The U.S. should reflect on the Tiananmen Square Massacre and consider it less as a hammer by which to embarrass the Chinese, and more a lesson. In the same way Taiwan can learn from the causes of the Tiananmen Square protests and see the importance of improving and deepening their democracy to make it more representative, the U.S. should consider whether its own economy is structured to provide the optimum conditions for generating economic growth whose benefits are experienced more equally by all sectors of society, or whether it is ultimately acting as an engine for greater wealth & income disparity, unequal participation in the economy, and high levels of social conflict. Why, for example, were the Occupy protests so successful and why did they occur at all? Why are so many students in the U.S. involved in shooting incidents or end up in jail? The answer might lead them back to Tiananmen Square and the link between a fair economy and a truly participative & representative democracy.

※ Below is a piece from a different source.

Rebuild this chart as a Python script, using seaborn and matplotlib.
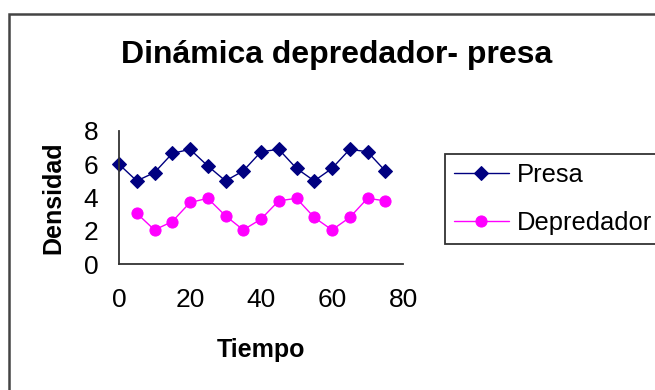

President Clinton once famously remarked “It’s the economy stupid”, but that’s not quite right. What matters is the structure and sustainability of the economy, and whether it gives citizens hope and more equal opportunity for access to, and dignified participation in, it. A stable and just economy is one which is supported by a Government that is flexible, genuinely responsive to public opinion, and one which supports and defends a democratic system that allows citizen direct engagement with local and national economic planning and development, even if that sometimes results in mass public protests and the scrapping of some of the Government’s preferred policies.
The protests that Deng and the CCP brutally suppressed in 1989 mostly asked the Government to just trust the people to lead themselves, to equally own and benefit from their economy, and for the ability participate and have their opinions represented. A generation later, the U.S. and Taiwan should ask themselves whether their citizens still have more, not less, in common with their Chinese counterparts in this regard. They would do well to learn from history and not perceive mass public protest as a threat but rather as a chance to take bold steps to democratize further and deeper, to fully engage with the principle and practice of economic and political subsidiarity. Until Governments learn to trust the people they should be representing and serving, it is not certain that there will be no repeat of the events of 1976, or 1989. In 2014, it’s time for those who can to lead by example.